PROVIDED ENTRIES:

::::

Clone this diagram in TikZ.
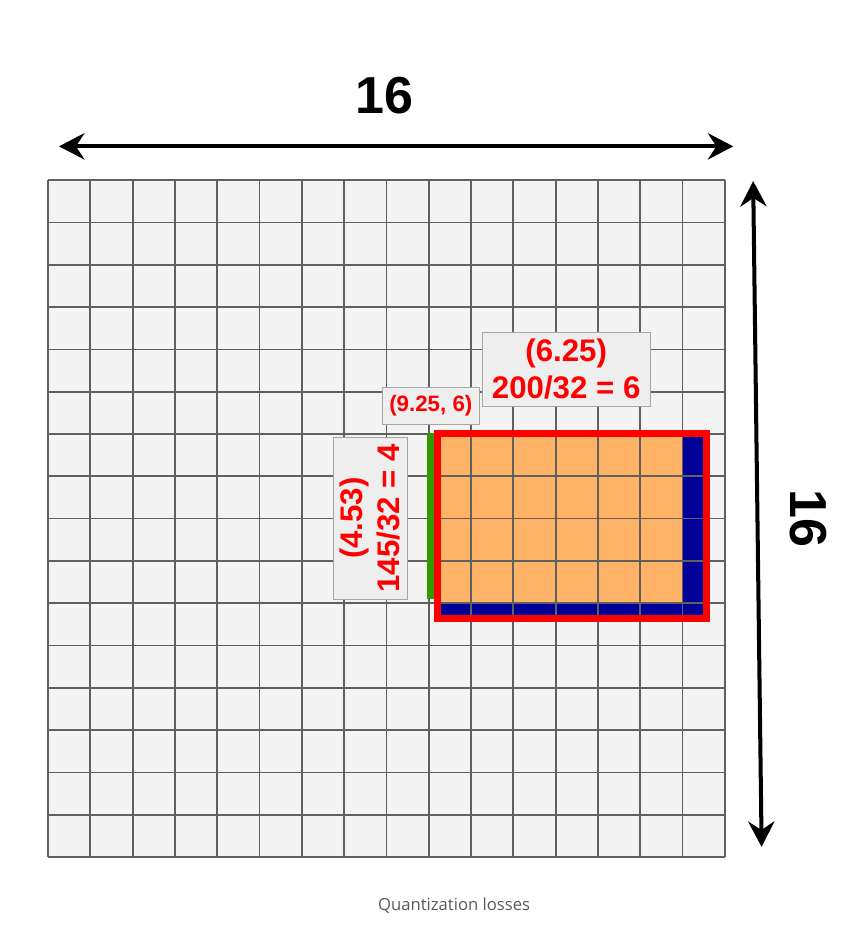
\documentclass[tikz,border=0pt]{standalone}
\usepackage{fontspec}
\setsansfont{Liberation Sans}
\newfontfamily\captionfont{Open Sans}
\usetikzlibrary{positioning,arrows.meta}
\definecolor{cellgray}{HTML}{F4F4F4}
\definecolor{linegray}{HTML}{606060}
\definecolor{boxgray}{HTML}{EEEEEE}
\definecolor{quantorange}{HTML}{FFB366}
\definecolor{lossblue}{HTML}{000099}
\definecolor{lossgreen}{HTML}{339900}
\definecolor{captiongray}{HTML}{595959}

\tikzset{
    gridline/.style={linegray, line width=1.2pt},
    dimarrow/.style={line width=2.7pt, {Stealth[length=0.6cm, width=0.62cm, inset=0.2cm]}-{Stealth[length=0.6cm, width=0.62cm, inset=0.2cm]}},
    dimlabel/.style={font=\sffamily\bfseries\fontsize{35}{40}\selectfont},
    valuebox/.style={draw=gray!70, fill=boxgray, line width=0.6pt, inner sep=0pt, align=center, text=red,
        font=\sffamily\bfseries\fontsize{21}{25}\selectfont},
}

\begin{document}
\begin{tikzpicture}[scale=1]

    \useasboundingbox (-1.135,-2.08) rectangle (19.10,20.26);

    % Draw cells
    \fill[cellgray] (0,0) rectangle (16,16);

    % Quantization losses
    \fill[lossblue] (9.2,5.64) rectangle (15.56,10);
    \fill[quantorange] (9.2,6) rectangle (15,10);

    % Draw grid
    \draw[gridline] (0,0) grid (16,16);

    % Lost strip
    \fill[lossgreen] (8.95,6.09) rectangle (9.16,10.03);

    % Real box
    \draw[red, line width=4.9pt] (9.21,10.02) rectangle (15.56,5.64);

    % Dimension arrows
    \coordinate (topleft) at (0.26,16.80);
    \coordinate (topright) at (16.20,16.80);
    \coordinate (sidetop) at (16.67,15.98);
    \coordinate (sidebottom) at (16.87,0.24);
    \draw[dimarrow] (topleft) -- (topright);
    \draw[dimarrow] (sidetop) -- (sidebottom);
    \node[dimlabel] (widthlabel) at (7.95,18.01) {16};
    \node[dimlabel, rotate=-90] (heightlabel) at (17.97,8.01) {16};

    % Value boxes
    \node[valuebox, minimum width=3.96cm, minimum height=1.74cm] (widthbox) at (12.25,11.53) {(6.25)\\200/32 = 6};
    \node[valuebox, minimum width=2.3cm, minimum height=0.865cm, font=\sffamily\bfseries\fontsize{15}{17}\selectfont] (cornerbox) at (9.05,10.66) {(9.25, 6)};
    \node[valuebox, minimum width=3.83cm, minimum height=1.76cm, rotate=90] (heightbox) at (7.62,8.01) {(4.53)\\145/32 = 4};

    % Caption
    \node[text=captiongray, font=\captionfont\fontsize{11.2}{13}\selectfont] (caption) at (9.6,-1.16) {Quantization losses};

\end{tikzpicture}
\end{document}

::::

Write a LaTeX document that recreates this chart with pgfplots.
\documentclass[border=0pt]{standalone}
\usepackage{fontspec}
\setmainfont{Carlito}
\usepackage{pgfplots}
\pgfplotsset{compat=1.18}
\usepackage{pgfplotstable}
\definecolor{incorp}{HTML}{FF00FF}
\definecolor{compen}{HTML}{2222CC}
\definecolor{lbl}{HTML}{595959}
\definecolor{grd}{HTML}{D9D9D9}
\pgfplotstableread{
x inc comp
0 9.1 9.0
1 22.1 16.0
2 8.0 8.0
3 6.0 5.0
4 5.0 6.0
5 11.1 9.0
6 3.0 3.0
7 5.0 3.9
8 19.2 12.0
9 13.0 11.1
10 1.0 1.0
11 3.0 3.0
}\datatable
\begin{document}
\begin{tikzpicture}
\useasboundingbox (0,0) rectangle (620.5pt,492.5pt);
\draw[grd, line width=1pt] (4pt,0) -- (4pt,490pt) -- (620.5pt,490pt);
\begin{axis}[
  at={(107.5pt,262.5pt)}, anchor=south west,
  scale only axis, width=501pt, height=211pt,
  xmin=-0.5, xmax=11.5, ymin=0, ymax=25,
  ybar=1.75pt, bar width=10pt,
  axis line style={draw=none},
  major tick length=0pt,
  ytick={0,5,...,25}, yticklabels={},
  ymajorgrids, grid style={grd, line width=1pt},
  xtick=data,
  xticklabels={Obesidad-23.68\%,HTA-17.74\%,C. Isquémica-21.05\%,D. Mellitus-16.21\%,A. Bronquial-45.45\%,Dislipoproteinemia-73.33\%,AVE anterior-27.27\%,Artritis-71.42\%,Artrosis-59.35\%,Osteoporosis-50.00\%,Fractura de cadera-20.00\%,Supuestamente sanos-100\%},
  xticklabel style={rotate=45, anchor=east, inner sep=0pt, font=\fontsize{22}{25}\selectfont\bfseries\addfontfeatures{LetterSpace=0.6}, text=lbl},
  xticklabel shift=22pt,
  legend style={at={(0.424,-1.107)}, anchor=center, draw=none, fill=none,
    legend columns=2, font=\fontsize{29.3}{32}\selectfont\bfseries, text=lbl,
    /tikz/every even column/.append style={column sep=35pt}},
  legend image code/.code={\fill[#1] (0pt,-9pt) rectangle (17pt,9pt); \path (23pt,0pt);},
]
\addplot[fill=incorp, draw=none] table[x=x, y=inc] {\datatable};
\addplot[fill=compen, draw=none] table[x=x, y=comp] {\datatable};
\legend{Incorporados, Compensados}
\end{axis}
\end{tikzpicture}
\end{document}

::::

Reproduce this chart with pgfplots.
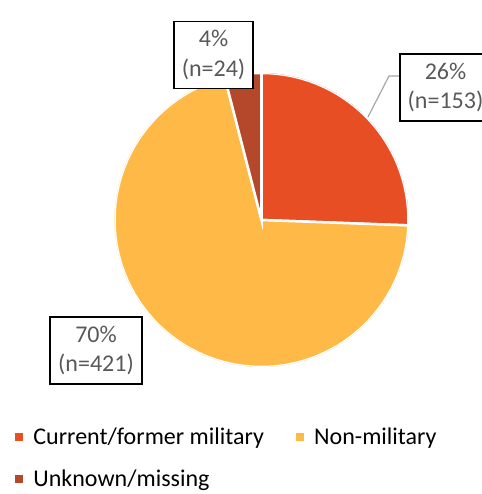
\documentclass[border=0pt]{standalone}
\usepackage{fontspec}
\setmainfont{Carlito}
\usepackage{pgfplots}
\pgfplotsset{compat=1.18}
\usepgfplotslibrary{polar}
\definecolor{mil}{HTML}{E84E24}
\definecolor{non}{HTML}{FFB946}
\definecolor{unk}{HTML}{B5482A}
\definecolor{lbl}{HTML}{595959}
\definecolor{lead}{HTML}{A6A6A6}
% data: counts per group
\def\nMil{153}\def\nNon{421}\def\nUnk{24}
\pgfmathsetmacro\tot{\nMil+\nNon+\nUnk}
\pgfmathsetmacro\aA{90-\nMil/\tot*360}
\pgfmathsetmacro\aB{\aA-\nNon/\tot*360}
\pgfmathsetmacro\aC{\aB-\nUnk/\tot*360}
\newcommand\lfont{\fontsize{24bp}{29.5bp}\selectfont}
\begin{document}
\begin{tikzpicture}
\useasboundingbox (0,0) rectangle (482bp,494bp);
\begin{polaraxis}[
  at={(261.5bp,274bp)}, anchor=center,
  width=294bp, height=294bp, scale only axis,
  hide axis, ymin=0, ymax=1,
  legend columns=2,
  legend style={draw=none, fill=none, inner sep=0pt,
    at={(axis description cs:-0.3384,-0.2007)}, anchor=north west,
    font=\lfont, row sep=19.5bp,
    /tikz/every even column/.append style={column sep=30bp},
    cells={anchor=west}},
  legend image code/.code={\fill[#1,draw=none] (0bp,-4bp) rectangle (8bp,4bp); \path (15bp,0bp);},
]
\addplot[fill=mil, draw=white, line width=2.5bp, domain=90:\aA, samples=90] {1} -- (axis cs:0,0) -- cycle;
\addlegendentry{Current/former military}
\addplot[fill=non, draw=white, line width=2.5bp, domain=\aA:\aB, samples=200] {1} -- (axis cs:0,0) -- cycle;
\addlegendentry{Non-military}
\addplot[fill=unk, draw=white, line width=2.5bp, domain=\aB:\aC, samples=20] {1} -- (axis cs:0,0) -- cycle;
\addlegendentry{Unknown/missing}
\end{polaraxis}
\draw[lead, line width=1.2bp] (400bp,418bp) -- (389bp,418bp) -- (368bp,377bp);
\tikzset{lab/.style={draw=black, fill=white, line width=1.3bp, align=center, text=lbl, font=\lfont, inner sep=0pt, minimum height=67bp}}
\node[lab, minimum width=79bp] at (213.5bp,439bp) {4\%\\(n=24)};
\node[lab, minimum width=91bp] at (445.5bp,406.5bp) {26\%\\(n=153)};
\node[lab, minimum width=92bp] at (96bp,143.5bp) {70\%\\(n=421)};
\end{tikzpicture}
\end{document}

::::

Go up to the line with "Clone this diagram in TikZ." and retype exactly from there through the line with "(9.21,10.02) rectangle (15.56,5.64);". Leave out pictures.

Clone this diagram in TikZ.
\documentclass[tikz,border=0pt]{standalone}
\usepackage{fontspec}
\setsansfont{Liberation Sans}
\newfontfamily\captionfont{Open Sans}
\usetikzlibrary{positioning,arrows.meta}
\definecolor{cellgray}{HTML}{F4F4F4}
\definecolor{linegray}{HTML}{606060}
\definecolor{boxgray}{HTML}{EEEEEE}
\definecolor{quantorange}{HTML}{FFB366}
\definecolor{lossblue}{HTML}{000099}
\definecolor{lossgreen}{HTML}{339900}
\definecolor{captiongray}{HTML}{595959}

\tikzset{
    gridline/.style={linegray, line width=1.2pt},
    dimarrow/.style={line width=2.7pt, {Stealth[length=0.6cm, width=0.62cm, inset=0.2cm]}-{Stealth[length=0.6cm, width=0.62cm, inset=0.2cm]}},
    dimlabel/.style={font=\sffamily\bfseries\fontsize{35}{40}\selectfont},
    valuebox/.style={draw=gray!70, fill=boxgray, line width=0.6pt, inner sep=0pt, align=center, text=red,
        font=\sffamily\bfseries\fontsize{21}{25}\selectfont},
}

\begin{document}
\begin{tikzpicture}[scale=1]

    \useasboundingbox (-1.135,-2.08) rectangle (19.10,20.26);

    % Draw cells
    \fill[cellgray] (0,0) rectangle (16,16);

    % Quantization losses
    \fill[lossblue] (9.2,5.64) rectangle (15.56,10);
    \fill[quantorange] (9.2,6) rectangle (15,10);

    % Draw grid
    \draw[gridline] (0,0) grid (16,16);

    % Lost strip
    \fill[lossgreen] (8.95,6.09) rectangle (9.16,10.03);

    % Real box
    \draw[red, line width=4.9pt] (9.21,10.02) rectangle (15.56,5.64);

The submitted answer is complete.